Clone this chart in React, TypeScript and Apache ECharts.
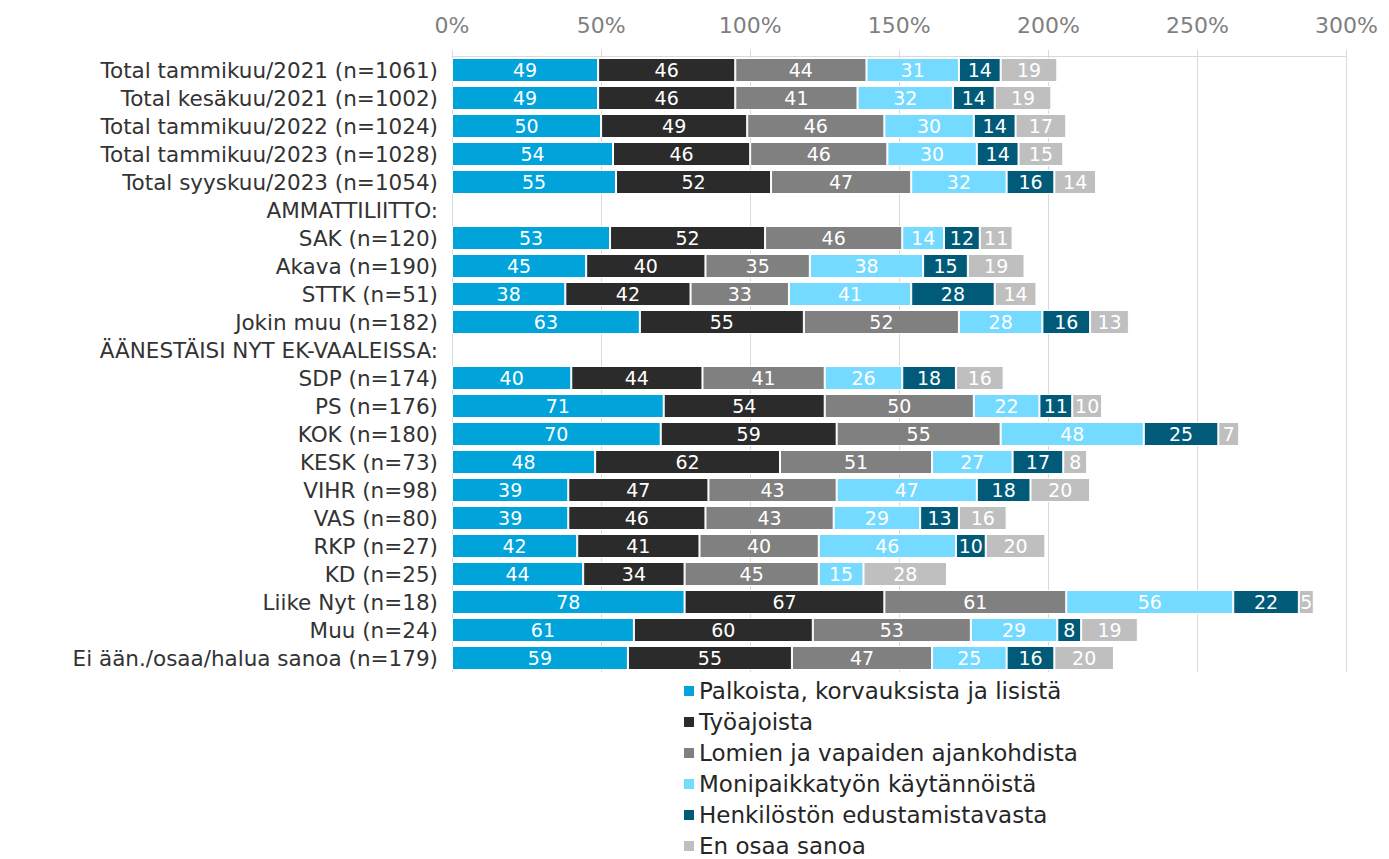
import React, { useEffect, useRef } from "react";
import * as echarts from "echarts";

const categories = [
  "Total tammikuu/2021 (n=1061)",
  "Total kesäkuu/2021 (n=1002)",
  "Total tammikuu/2022 (n=1024)",
  "Total tammikuu/2023 (n=1028)",
  "Total syyskuu/2023 (n=1054)",
  "AMMATTILIITTO:",
  "SAK (n=120)",
  "Akava (n=190)",
  "STTK (n=51)",
  "Jokin muu (n=182)",
  "ÄÄNESTÄISI NYT EK-VAALEISSA:",
  "SDP (n=174)",
  "PS (n=176)",
  "KOK (n=180)",
  "KESK (n=73)",
  "VIHR (n=98)",
  "VAS (n=80)",
  "RKP (n=27)",
  "KD (n=25)",
  "Liike Nyt (n=18)",
  "Muu (n=24)",
  "Ei ään./osaa/halua sanoa (n=179)",
];

const seriesNames = [
  "Palkoista, korvauksista ja lisistä",
  "Työajoista",
  "Lomien ja vapaiden ajankohdista",
  "Monipaikkatyön käytännöistä",
  "Henkilöstön edustamistavasta",
  "En osaa sanoa",
];

const palkoista = [49, 49, 50, 54, 55, null, 53, 45, 38, 63, null, 40, 71, 70, 48, 39, 39, 42, 44, 78, 61, 59];
const tyoajoista = [46, 46, 49, 46, 52, null, 52, 40, 42, 55, null, 44, 54, 59, 62, 47, 46, 41, 34, 67, 60, 55];
const lomien = [44, 41, 46, 46, 47, null, 46, 35, 33, 52, null, 41, 50, 55, 51, 43, 43, 40, 45, 61, 53, 47];
const monipaikka = [31, 32, 30, 30, 32, null, 14, 38, 41, 28, null, 26, 22, 48, 27, 47, 29, 46, 15, 56, 29, 25];
const henkilosto = [14, 14, 14, 14, 16, null, 12, 15, 28, 16, null, 18, 11, 25, 17, 18, 13, 10, null, 22, 8, 16];
const enOsaa = [19, 19, 17, 15, 14, null, 11, 19, 14, 13, null, 16, 10, 7, 8, 20, 16, 20, 28, 5, 19, 20];

const seriesValues = [palkoista, tyoajoista, lomien, monipaikka, henkilosto, enOsaa];
const colors = ["#00A3DA", "#2B2B2B", "#808080", "#75DAFF", "#005A78", "#BFBFBF"];

const xTicks = [0, 50, 100, 150, 200, 250, 300];

const FONT = "DejaVu Sans, Verdana, sans-serif";

export default function App() {
  const ref = useRef<HTMLDivElement>(null);
  useEffect(() => {
    if (!ref.current) return;
    const chart = echarts.init(ref.current, null, { renderer: "svg" });
    chart.setOption({
      animation: false,
      textStyle: { fontFamily: FONT },
      grid: { left: 444, right: 29, top: 48, bottom: 187, containLabel: false },
      xAxis: {
        type: "value",
        position: "top",
        min: xTicks[0],
        max: xTicks[xTicks.length - 1],
        interval: 50,
        axisLabel: {
          formatter: (v: number) => v + "%",
          color: "#7F7F7F",
          fontSize: 22,
          margin: 20,
          fontFamily: FONT,
        },
        axisLine: { show: true, lineStyle: { color: "#D9D9D9", width: 1 } },
        axisTick: { show: true, length: 6, lineStyle: { color: "#D9D9D9" } },
        splitLine: { show: true, lineStyle: { color: "#D9D9D9", width: 1 } },
      },
      yAxis: {
        type: "category",
        data: categories,
        inverse: true,
        axisLabel: { interval: 0, color: "#333333", fontSize: 21.5, margin: 14, fontFamily: FONT },
        axisLine: { show: true, lineStyle: { color: "#D9D9D9" } },
        axisTick: { show: false },
      },
      legend: {
        orient: "vertical",
        left: 669,
        top: 666,
        height: 200,
        itemWidth: 12,
        itemHeight: 12,
        itemGap: 7,
        icon: "rect",
        textStyle: { fontSize: 23, lineHeight: 24, color: "#262626", fontFamily: FONT, padding: [0, 0, 0, -1] },
        data: seriesNames,
      },
      series: seriesNames.map((name, i) => ({
        name,
        type: "bar",
        stack: "total",
        barWidth: 24,
        data: seriesValues[i],
        itemStyle: { color: colors[i], borderColor: "#FFFFFF", borderWidth: 1 },
        label: {
          show: true,
          position: "inside",
          color: "#FFFFFF",
          fontSize: 19,
          fontFamily: FONT,
          formatter: (p: any) => (p.value == null ? "" : String(p.value)),
        },
      })),
    });
    return () => chart.dispose();
  }, []);
  return <div ref={ref} style={{ width: 1373, height: 851 }} />;
}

Requirements: Skip the pictures and restate exactly the lines from the beginning of the listing to the line with "import * as", that line included.

Exercise solution:
Clone this chart in React, TypeScript and Apache ECharts.
import React, { useEffect, useRef } from "react";
import * as echarts from "echarts";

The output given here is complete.